The THING circles you, looking at you, in spite of your asking it nicely to move along or come back later. God wakes you up in the middle of the night with word pictures and things that have always resonated with you, and tells you it is time.  He sends very unlikely advocates and they speak unexpected challenges towards your roles and family needs.  You also hear encouragement to move forward when you expected agreement with your reluctance.  

What's a girl to do?

Love the THING.  Do the THING.  Trust God with the rest- trust that He loves you more, loves your family more, loves the people you are impacting more than you possibly can.  He will make a way.  

And here's the THING. 

I had been praying for the right part time job to open up, something I could do to help build our finances back up and prepare for the first kid leaving for college in four years. So I responded to an ad hoping to dialogue about future jobs and get some substitute teaching in. 
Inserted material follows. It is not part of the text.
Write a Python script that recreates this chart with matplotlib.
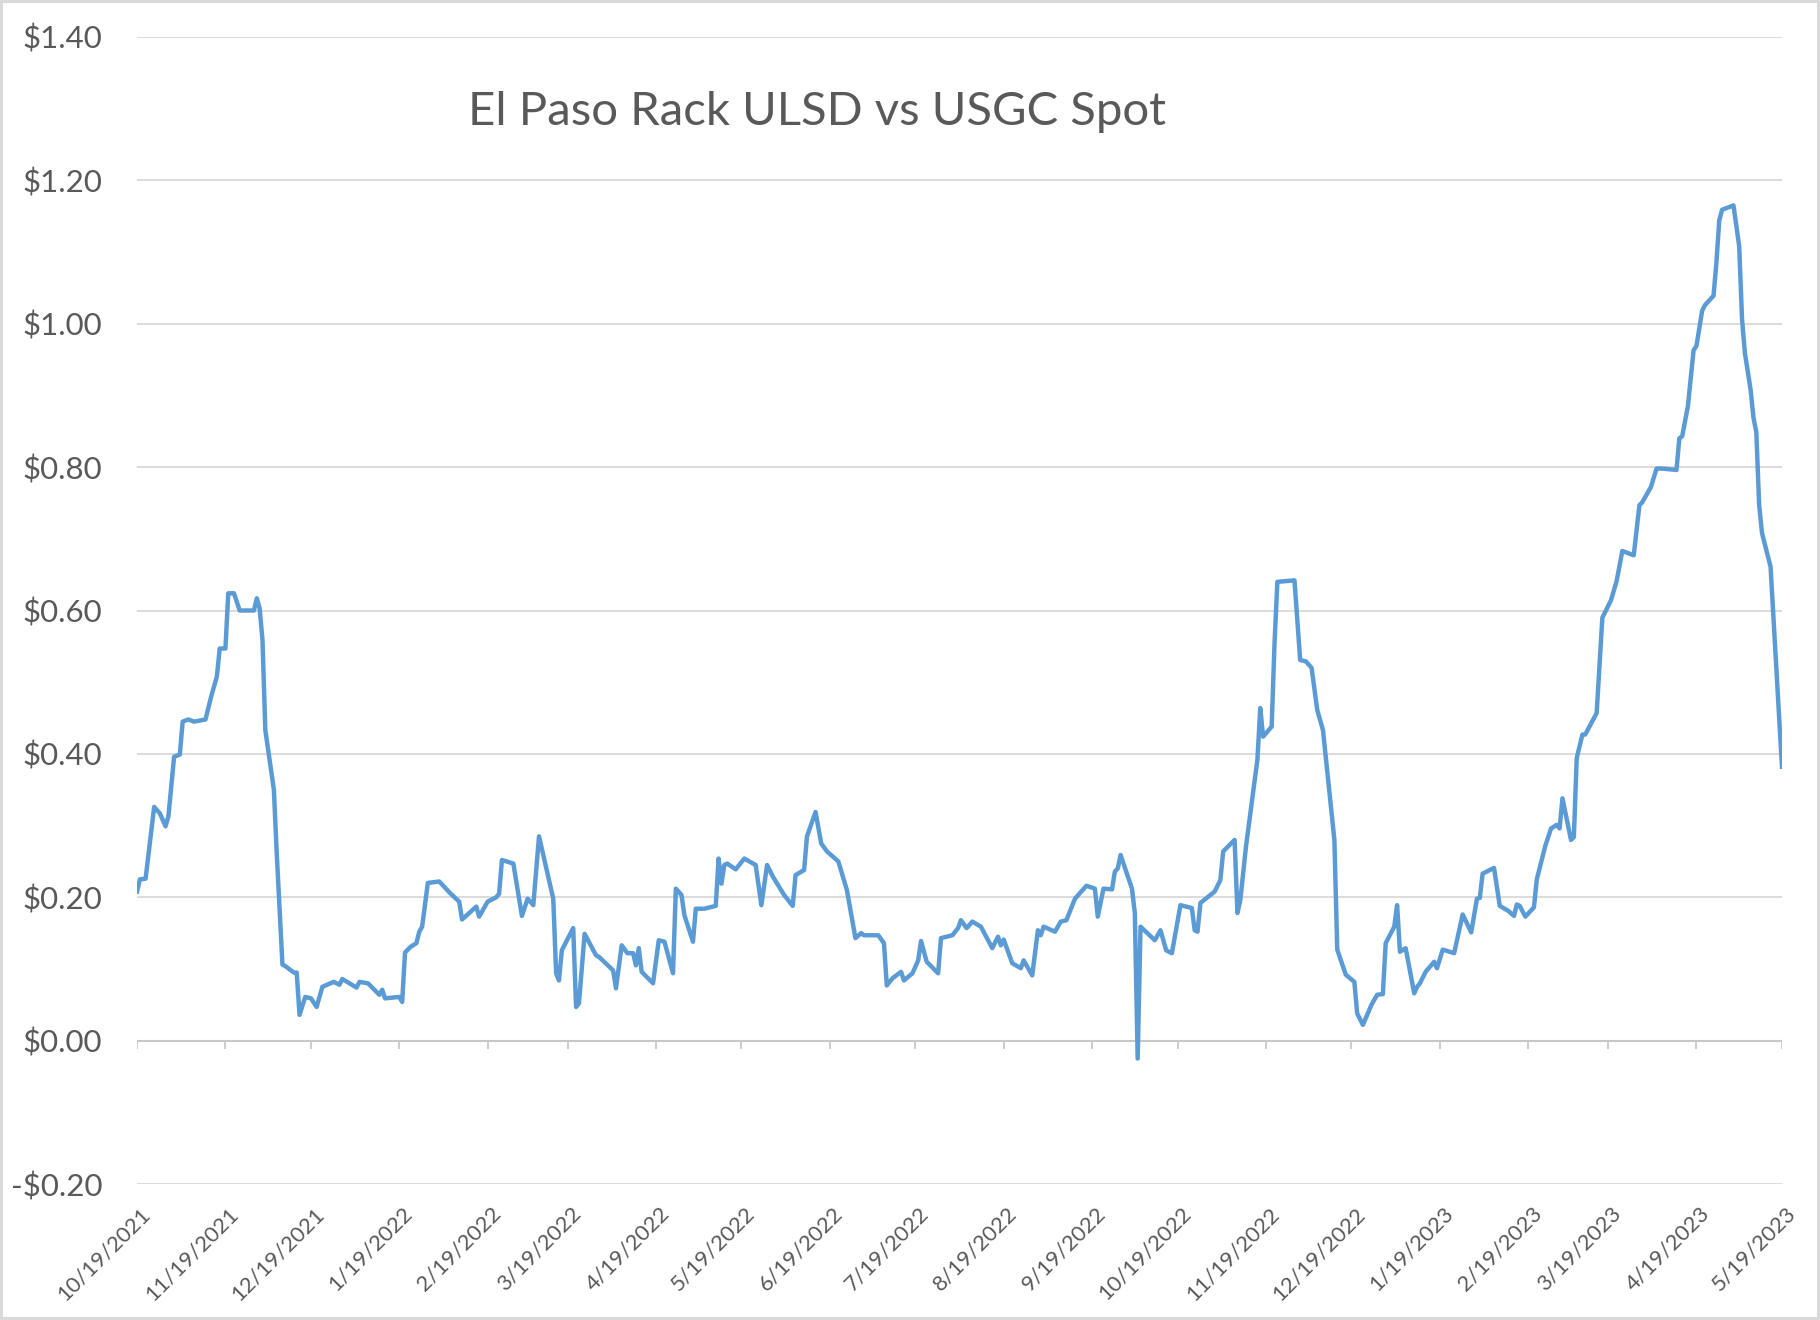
import matplotlib
matplotlib.use("Agg")
import matplotlib.pyplot as plt
import matplotlib.transforms as mtransforms
import pandas as pd

# spread, $/gal; x as days after the first date
start_date = "2021-10-19"
days_since_start = [
    0, 1, 3, 6, 8, 10, 11, 13, 15, 16, 18, 20, 24, 26, 28, 29, 31, 32, 34, 36,
    41, 42, 43, 44, 45, 48, 49, 51, 52, 55, 56, 57, 59, 61, 63, 65, 69, 71, 72, 77,
    78, 81, 85, 86, 87, 92, 93, 94, 96, 98, 99, 100, 102, 106, 110, 113, 114, 119, 120, 123,
    126, 127, 128, 132, 135, 137, 139, 141, 146, 147, 148, 149, 153, 154, 155, 157, 161, 162, 167, 168,
    170, 172, 174, 175, 176, 177, 181, 183, 185, 188, 189, 191, 192, 195, 196, 199, 203, 204, 205, 206,
    207, 210, 213, 217, 219, 221, 223, 227, 230, 231, 234, 235, 238, 240, 242, 246, 249, 252, 254, 255,
    260, 262, 263, 265, 268, 269, 272, 274, 275, 277, 281, 282, 286, 288, 289, 291, 293, 296, 300, 302,
    303, 304, 307, 310, 311, 314, 316, 317, 318, 322, 324, 326, 329, 333, 336, 337, 339, 342, 343, 344,
    345, 349, 350, 351, 352, 357, 359, 361, 363, 366, 370, 371, 372, 373, 378, 380, 381, 385, 386, 387,
    389, 393, 394, 395, 398, 399, 400, 406, 408, 410, 412, 414, 416, 420, 421, 424, 427, 428, 430, 433,
    435, 437, 438, 441, 442, 443, 445, 448, 449, 450, 452, 455, 456, 458, 462, 465, 468, 470, 471, 472,
    476, 478, 481, 483, 484, 485, 487, 490, 491, 494, 496, 498, 499, 500, 503, 504, 505, 507, 508, 512,
    514, 517, 519, 521, 525, 527, 528, 531, 533, 535, 540, 541, 542, 544, 546, 547, 549, 550, 553, 554,
    555, 556, 560, 562, 563, 564, 566, 567, 568, 569, 570, 573, 577,
]
spread = [
    0.208, 0.225, 0.226, 0.326, 0.317, 0.299, 0.313, 0.396, 0.399, 0.445, 0.448, 0.445, 0.448, 0.480, 0.508, 0.547, 0.547, 0.624, 0.624, 0.600,
    0.600, 0.617, 0.603, 0.559, 0.433, 0.350, 0.261, 0.106, 0.104, 0.095, 0.095, 0.036, 0.061, 0.059, 0.047, 0.075, 0.082, 0.078, 0.086, 0.074,
    0.082, 0.080, 0.064, 0.071, 0.059, 0.061, 0.054, 0.123, 0.131, 0.136, 0.152, 0.159, 0.220, 0.222, 0.205, 0.194, 0.169, 0.187, 0.173, 0.194,
    0.200, 0.205, 0.252, 0.247, 0.174, 0.198, 0.189, 0.285, 0.198, 0.094, 0.084, 0.126, 0.157, 0.047, 0.052, 0.149, 0.119, 0.117, 0.098, 0.073,
    0.133, 0.122, 0.122, 0.105, 0.129, 0.096, 0.080, 0.140, 0.138, 0.094, 0.212, 0.203, 0.175, 0.138, 0.184, 0.184, 0.188, 0.254, 0.219, 0.245,
    0.247, 0.239, 0.254, 0.245, 0.189, 0.245, 0.229, 0.203, 0.188, 0.231, 0.238, 0.285, 0.319, 0.275, 0.264, 0.250, 0.210, 0.143, 0.150, 0.147,
    0.147, 0.136, 0.077, 0.087, 0.096, 0.084, 0.094, 0.112, 0.139, 0.110, 0.094, 0.143, 0.147, 0.157, 0.168, 0.157, 0.166, 0.159, 0.129, 0.145,
    0.133, 0.141, 0.108, 0.101, 0.112, 0.091, 0.154, 0.147, 0.159, 0.152, 0.166, 0.168, 0.198, 0.216, 0.212, 0.173, 0.212, 0.211, 0.236, 0.240,
    0.259, 0.212, 0.178, -0.025, 0.159, 0.140, 0.154, 0.126, 0.122, 0.189, 0.185, 0.154, 0.152, 0.192, 0.208, 0.224, 0.264, 0.280, 0.178, 0.196,
    0.271, 0.392, 0.464, 0.424, 0.438, 0.554, 0.640, 0.642, 0.531, 0.529, 0.520, 0.461, 0.433, 0.280, 0.127, 0.092, 0.082, 0.038, 0.022, 0.050,
    0.064, 0.065, 0.136, 0.159, 0.189, 0.124, 0.129, 0.066, 0.075, 0.080, 0.096, 0.110, 0.101, 0.127, 0.122, 0.176, 0.151, 0.198, 0.199, 0.233,
    0.241, 0.188, 0.181, 0.174, 0.190, 0.188, 0.173, 0.186, 0.225, 0.272, 0.296, 0.301, 0.296, 0.338, 0.280, 0.284, 0.394, 0.427, 0.427, 0.457,
    0.590, 0.614, 0.641, 0.683, 0.677, 0.747, 0.751, 0.772, 0.798, 0.798, 0.796, 0.840, 0.843, 0.885, 0.963, 0.969, 1.018, 1.026, 1.039, 1.085,
    1.144, 1.159, 1.165, 1.108, 1.006, 0.959, 0.908, 0.869, 0.849, 0.747, 0.708, 0.661, 0.382,
]

tick_labels = [
    "10/19/2021", "11/19/2021", "12/19/2021", "1/19/2022", "2/19/2022", "3/19/2022",
    "4/19/2022", "5/19/2022", "6/19/2022", "7/19/2022", "8/19/2022", "9/19/2022",
    "10/19/2022", "11/19/2022", "12/19/2022", "1/19/2023", "2/19/2023", "3/19/2023",
    "4/19/2023", "5/19/2023",
]
y_ticks = [-0.2, 0.0, 0.2, 0.4, 0.6, 0.8, 1.0, 1.2, 1.4]
y_labels = ["-$0.20", "$0.00", "$0.20", "$0.40", "$0.60", "$0.80", "$1.00", "$1.20", "$1.40"]
title = "El Paso Rack ULSD vs USGC Spot"

plt.rcParams["font.family"] = ["Lato", "DejaVu Sans"]
text_color = "#595959"
grid_color = "#D9D9D9"

dates = pd.Timestamp(start_date) + pd.to_timedelta(days_since_start, unit="D")
tick_dates = pd.to_datetime(tick_labels, format="%m/%d/%Y")

fig = plt.figure(figsize=(18.2, 13.2), dpi=100)
fig.patch.set_edgecolor(grid_color)
fig.patch.set_linewidth(3)
ax = fig.add_axes([0.0753, 0.103, 0.9038, 0.869])

ax.plot(dates, spread, color="#5B9BD5", linewidth=3.2, solid_joinstyle="round", zorder=3)

ax.set_xlim(tick_dates[0], tick_dates[-1])
ax.set_ylim(-0.2, 1.4)
ax.set_yticks(y_ticks)
ax.set_yticklabels(y_labels)
ax.yaxis.grid(True, color=grid_color, linewidth=1.3)
ax.set_axisbelow(True)
for s in ax.spines.values():
    s.set_visible(False)

# horizontal axis line sits at zero, with its tick marks hanging below
ax.axhline(0, color="#C8C8C8", linewidth=1.5, zorder=2)
ax.vlines(tick_dates, -0.012, 0, color="#C8C8C8", linewidth=1.3, zorder=2)

ax.set_xticks(tick_dates)
ax.set_xticklabels(tick_labels, rotation=45, ha="right", va="top", rotation_mode="anchor")
ax.tick_params(axis="x", length=0, pad=14, labelsize=15.8, labelcolor=text_color)
ax.tick_params(axis="y", length=0, pad=25, labelsize=22.5, labelcolor=text_color)
shift = mtransforms.ScaledTranslation(3 / 100, 0, fig.dpi_scale_trans)
for lbl in ax.get_xticklabels():
    lbl.set_transform(lbl.get_transform() + shift)

fig.text(0.449, 0.915, title, ha="center", va="center", fontsize=34, color=text_color)

fig.savefig("out.png", dpi=100, edgecolor=fig.get_edgecolor())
I fell in love with this little Christian school and their mission and ministry.  I think they liked me. They offered me a job.  I took it, after about two weeks of serious prayer and seeking advice.

I start teaching again in less than four weeks.  I'm excited.  I'm terrified.  Most of you know my heart is with teaching, but it's also with being a good mama.  But I can't tell you how my other teaching job offer felt wrong  and got worse and this one feels exactly right and gets better.

The biggest worry and prayer subject is Nora, of course.  The hardest thing will be not being home with her.  But I kept thinking of Susanna Wesley, for some reason.  She had ten children. She worked all the time running a house doing difficult, attention-demanding work and managed to have fifteen minutes alone with every child every day. Most of her children made a mark on the world for Christ. Somehow she made it work. 

I have a huge span between kids.  When Nora was born, an offhand remark from someone I love made me think very hard.  My friend said," My younger siblings were born when I was 14 and 16, and I felt like I was left alone to grow up because my parents were so enamored with their new little ones." How awful, to feel that a sibling was not a blessing but a replacement.  I knew then that it would be challenging to parent such a wide spread.  We are at a point right now where the older two are needy in vastly different ways than a toddler. I have to tend to all of my lambs, not just one.  And that might mean something different than I would normally do, because honey, we are way past normal. 

God worked out all the details, months ago, where the hours Nora will be away from Chris and myself are minimal and she will actually stay at home. H. is our sitter and she's gotten to be a great friend this summer. We could have a whole post on why H. is coming into our family at this time, but let's just leave it at God-appointed on both ends.  I respect her tremendously and she works part time here at camp during the school year.  Nora's time fits right in between her hours.  The funds she earns sitting for us are going to send her to Africa, we hope.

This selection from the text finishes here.